Here is the generation approach that you need to implement: PDF

Your code should expect two arguments: <n> <number of threads>.
Your code should output the PI value estimated at the end. Note that the precision of the PI estimate could potentially vary with the number of threads (assuming n is fixed).
Your code should also output the total time (calculated using omp_get_wtime function).

Experiment for different values of n (starting from 1024 and going all the way up to a billion or more) and p (1,2,4..).

Please do two sets of experiments as instructed below:

1) For speedup - keeping n fixed and increase p (1,2,4, 8). You may have to do this for large values of n to observe meaningful speedup. Calculate relative speedup.
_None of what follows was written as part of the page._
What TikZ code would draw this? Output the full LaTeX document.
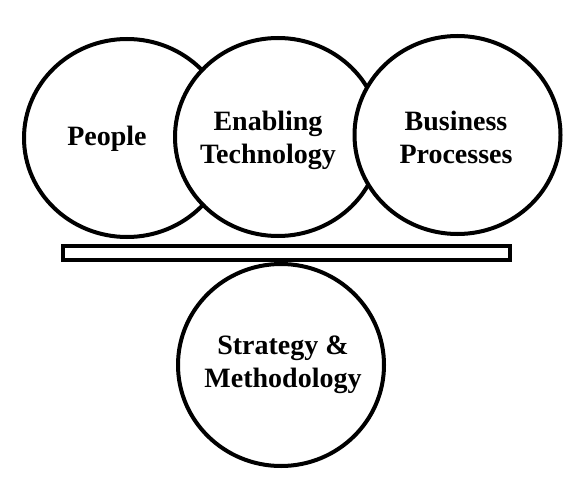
\documentclass[tikz,border=0pt]{standalone}
\usepackage{fontspec}
\setmainfont{Liberation Serif}
\usetikzlibrary{shapes.geometric}
\begin{document}
\begin{tikzpicture}[x=1pt,y=1pt,
  ring/.style={ellipse, draw=black, fill=white, line width=4pt, inner sep=0pt,
               minimum width=206pt, minimum height=198pt},
  bar/.style={rectangle, draw=black, fill=white, line width=4pt, inner sep=0pt,
              minimum width=447pt, minimum height=14pt},
  lbl/.style={font=\fontsize{28}{33}\selectfont\bfseries, align=center, inner sep=0pt}]
\useasboundingbox (0,0) rectangle (583,491);
% top row of circles (drawn left to right so each covers the previous)
\node[ring] (people) at (127,353) {};
\node[ring] (tech) at (278,354) {};
\node[ring] (biz) at (457.5,356) {};
% base circle and bar
\node[ring, minimum height=202pt] (strat) at (281,126) {};
\node[bar] (plank) at (286.5,238) {};
% labels
\node[lbl] (tpeople) at (107,352) {People};
\node[lbl] (ttech) at (268,351) {Enabling\\Technology};
\node[lbl] (tbiz) at (456,354) {Business\\Processes};
\node[lbl] (tstrat) at (283,126.5) {Strategy \&\\Methodology};
\end{tikzpicture}
\end{document}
Note that the Pleiades nodes have 8 cores per node. So there is no point in increasing the number of threads beyond 8. In your report show the run-time table for this testing and also the speedup chart.
PS: If you are using Pleiades (which is what I recommend) you should still use the Queue system (SLURM) to make sure you get exclusive access to a node.   For this you need to run "sbatch -N1" option (i.e., run the code on a single node).
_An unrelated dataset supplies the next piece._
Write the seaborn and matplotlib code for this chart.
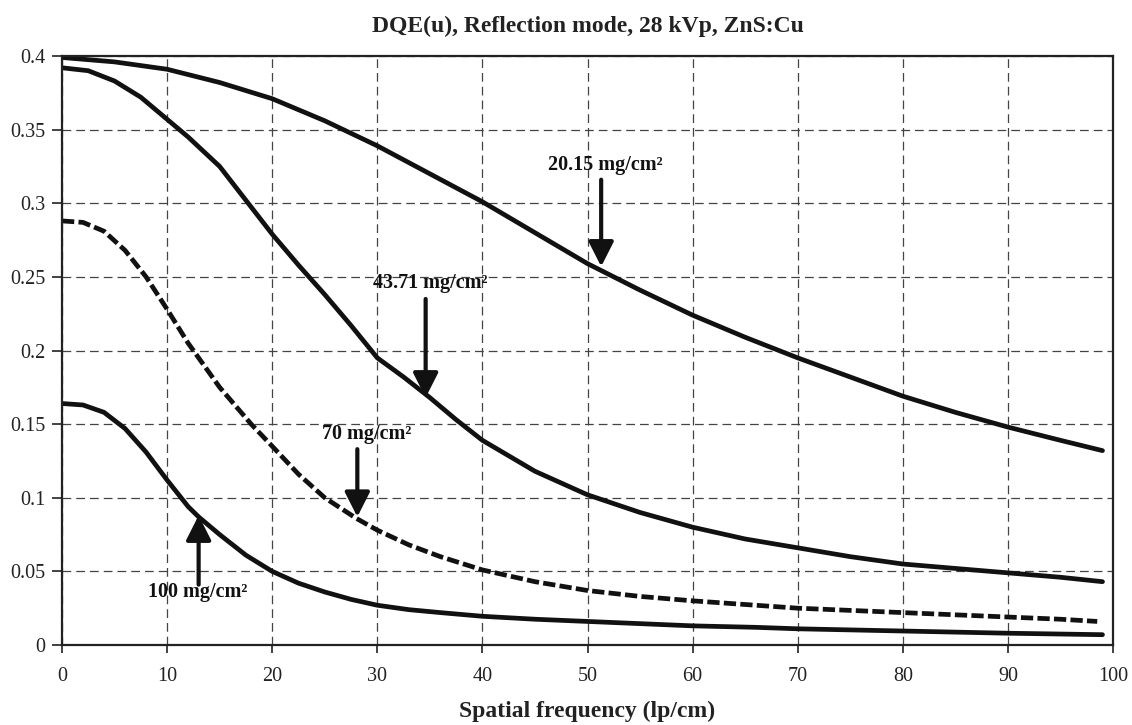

2) For precision testing - keep n/p fixed, and increase p (1,2,.. up to 16 or 32). For this you will have to start with a good granularity (n/p) value which gave you some meaningful speedup from experiment set 1. The goal of this testing is to see if the PI value estimated by your code improves in precision with increase in n. Therefore, in your report make a table that shows the PI values estimated (up to say 20-odd decimal places) with each value of n tested.
Deliverables (zipped into one zip file - with your name on it):
    i) Cover page
    ii) Source code,
    iii) Report in PDF
Name your zip folders as Project5_YourName.zip. No whitespace allowed in the folder or file names. Follow the naming convention strictly. Otherwise you stand to lose points.
Rough grading rubric: code (40%), testing (20%), reporting (40%)
Special note on submission deadline:
Assignment is due Nov. 13, 11:59pm PDT and there will be a 24 hour grace period with 10% late penalty. I will *not* be accepting any late submissions beyond the 24 hour grace period (even if it is a minute late). So please don't wait till the last minute to submit and tell me the website crashed. You can always submit a copy before and update it through the deadline.